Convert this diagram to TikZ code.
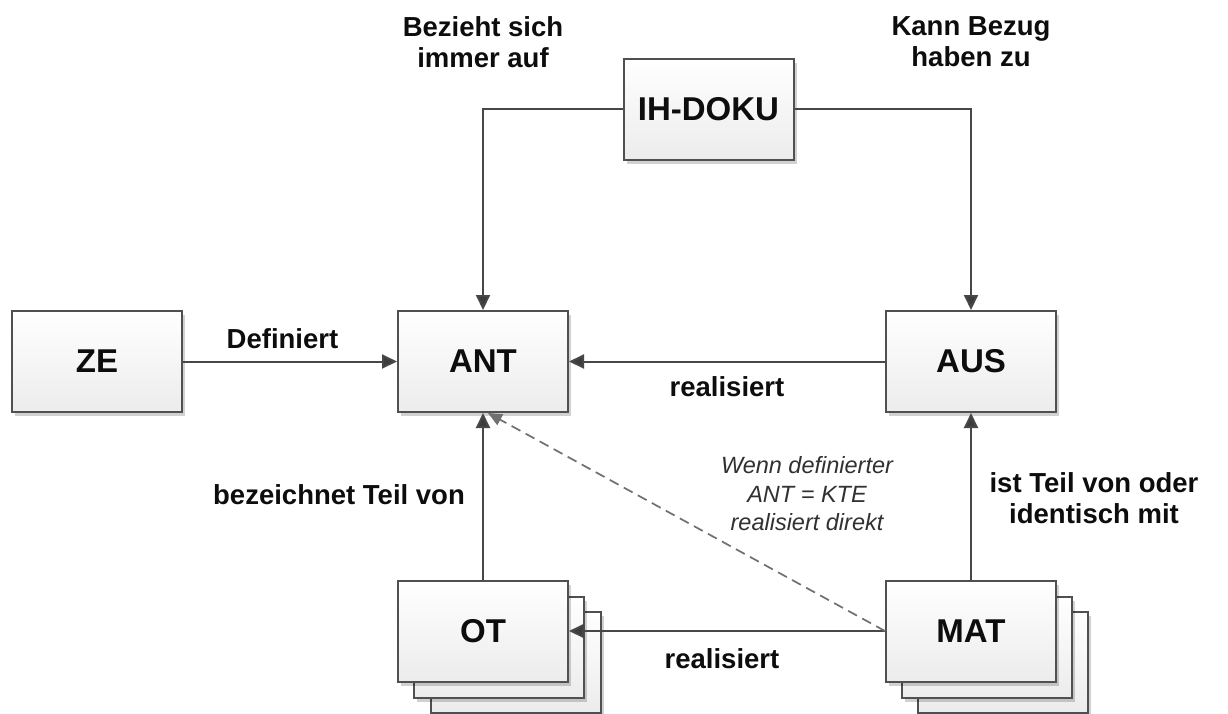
\documentclass[tikz,border=0pt]{standalone}
\usepackage{fontspec}
\setmainfont{Liberation Sans}
\usetikzlibrary{arrows.meta,shadows}

\definecolor{boxline}{HTML}{505050}
\definecolor{boxbot}{HTML}{ECECEC}
\definecolor{wire}{HTML}{474747}
\definecolor{tip}{HTML}{3C3C3C}
\definecolor{dashwire}{HTML}{707070}
\definecolor{ink}{HTML}{0D0D0D}

\tikzset{
  entity/.style={draw=boxline, line width=2pt, top color=white, bottom color=boxbot,
    minimum width=170pt, minimum height=101pt, inner sep=0pt, text=ink,
    font=\bfseries\fontsize{33}{38}\selectfont,
    drop shadow={shadow xshift=3pt, shadow yshift=-4pt, opacity=0.18, fill=black}},
  backsheet/.style={entity},
  rel/.style={text=ink, align=center, inner sep=0pt, font=\bfseries\fontsize{27.5}{31}\selectfont},
  note/.style={text=ink!85, align=center, inner sep=0pt, font=\itshape\fontsize{23.5}{28.5}\selectfont},
  link/.style={draw=wire, line width=2pt, -{Triangle[length=15pt,width=14pt,fill=tip]}},
  weak/.style={draw=dashwire, line width=1.7pt, dash pattern=on 10pt off 6pt,
    -{Triangle[length=14pt,width=12pt,fill=dashwire]}}
}

\begin{document}
\begin{tikzpicture}[x=1pt,y=-1pt]
  \useasboundingbox[fill=white] (0,0) rectangle (1228,713);

  % main entities
  \node[entity] (ih)  at (708.5,109) {IH-DOKU};
  \node[entity] (ze)  at (97,361.5)  {ZE};
  \node[entity] (ant) at (483,361.5) {ANT};
  \node[entity] (aus) at (971,361.5) {AUS};

  % stacked entities: back sheets first
  \node[backsheet] (ot3) at (516,662) {};
  \node[backsheet] (ot2) at (499,647) {};
  \node[entity]    (ot)  at (483,631) {OT};
  \node[backsheet] (mat3) at (1003,662) {};
  \node[backsheet] (mat2) at (987,647) {};
  \node[entity]    (mat)  at (971,631) {MAT};

  % relations
  \draw[link] (ih.west) -| (ant.north);
  \draw[link] (ih.east) -| (aus.north);
  \draw[link] (ze.east) -- (ant.west);
  \draw[link] (aus.west) -- (ant.east);
  \draw[link] (ot.north) -- (ant.south);
  \draw[link] (mat.north) -- (aus.south);
  \draw[link] (mat.west) -- (ot.east);
  \draw[weak] (mat.west) -- ([xshift=5pt]ant.south);

  % relation labels
  \node[rel] (l1) at (483,42)  {Bezieht sich\\immer auf};
  \node[rel] (l2) at (971,42)  {Kann Bezug\\haben zu};
  \node[rel] (l3) at (282.5,339) {Definiert};
  \node[rel] (l4) at (727,387) {realisiert};
  \node[rel] (l5) at (339,495) {bezeichnet Teil von};
  \node[rel] (l6) at (1094,498) {ist Teil von oder\\identisch mit};
  \node[rel] (l7) at (722,659) {realisiert};
  \node[note] (l8) at (807,494) {Wenn definierter\\ANT = KTE\\realisiert direkt};
\end{tikzpicture}
\end{document}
__________
> _Stated exercise_
Restate the data above word for word. Do not include the images.

> _Response_
Convert this diagram to TikZ code.
\documentclass[tikz,border=0pt]{standalone}
\usepackage{fontspec}
\setmainfont{Liberation Sans}
\usetikzlibrary{arrows.meta,shadows}

\definecolor{boxline}{HTML}{505050}
\definecolor{boxbot}{HTML}{ECECEC}
\definecolor{wire}{HTML}{474747}
\definecolor{tip}{HTML}{3C3C3C}
\definecolor{dashwire}{HTML}{707070}
\definecolor{ink}{HTML}{0D0D0D}

\tikzset{
  entity/.style={draw=boxline, line width=2pt, top color=white, bottom color=boxbot,
    minimum width=170pt, minimum height=101pt, inner sep=0pt, text=ink,
    font=\bfseries\fontsize{33}{38}\selectfont,
    drop shadow={shadow xshift=3pt, shadow yshift=-4pt, opacity=0.18, fill=black}},
  backsheet/.style={entity},
  rel/.style={text=ink, align=center, inner sep=0pt, font=\bfseries\fontsize{27.5}{31}\selectfont},
  note/.style={text=ink!85, align=center, inner sep=0pt, font=\itshape\fontsize{23.5}{28.5}\selectfont},
  link/.style={draw=wire, line width=2pt, -{Triangle[length=15pt,width=14pt,fill=tip]}},
  weak/.style={draw=dashwire, line width=1.7pt, dash pattern=on 10pt off 6pt,
    -{Triangle[length=14pt,width=12pt,fill=dashwire]}}
}

\begin{document}
\begin{tikzpicture}[x=1pt,y=-1pt]
  \useasboundingbox[fill=white] (0,0) rectangle (1228,713);

  % main entities
  \node[entity] (ih)  at (708.5,109) {IH-DOKU};
  \node[entity] (ze)  at (97,361.5)  {ZE};
  \node[entity] (ant) at (483,361.5) {ANT};
  \node[entity] (aus) at (971,361.5) {AUS};

  % stacked entities: back sheets first
  \node[backsheet] (ot3) at (516,662) {};
  \node[backsheet] (ot2) at (499,647) {};
  \node[entity]    (ot)  at (483,631) {OT};
  \node[backsheet] (mat3) at (1003,662) {};
  \node[backsheet] (mat2) at (987,647) {};
  \node[entity]    (mat)  at (971,631) {MAT};

  % relations
  \draw[link] (ih.west) -| (ant.north);
  \draw[link] (ih.east) -| (aus.north);
  \draw[link] (ze.east) -- (ant.west);
  \draw[link] (aus.west) -- (ant.east);
  \draw[link] (ot.north) -- (ant.south);
  \draw[link] (mat.north) -- (aus.south);
  \draw[link] (mat.west) -- (ot.east);
  \draw[weak] (mat.west) -- ([xshift=5pt]ant.south);

  % relation labels
  \node[rel] (l1) at (483,42)  {Bezieht sich\\immer auf};
  \node[rel] (l2) at (971,42)  {Kann Bezug\\haben zu};
  \node[rel] (l3) at (282.5,339) {Definiert};
  \node[rel] (l4) at (727,387) {realisiert};
  \node[rel] (l5) at (339,495) {bezeichnet Teil von};
  \node[rel] (l6) at (1094,498) {ist Teil von oder\\identisch mit};
  \node[rel] (l7) at (722,659) {realisiert};
  \node[note] (l8) at (807,494) {Wenn definierter\\ANT = KTE\\realisiert direkt};
\end{tikzpicture}
\end{document}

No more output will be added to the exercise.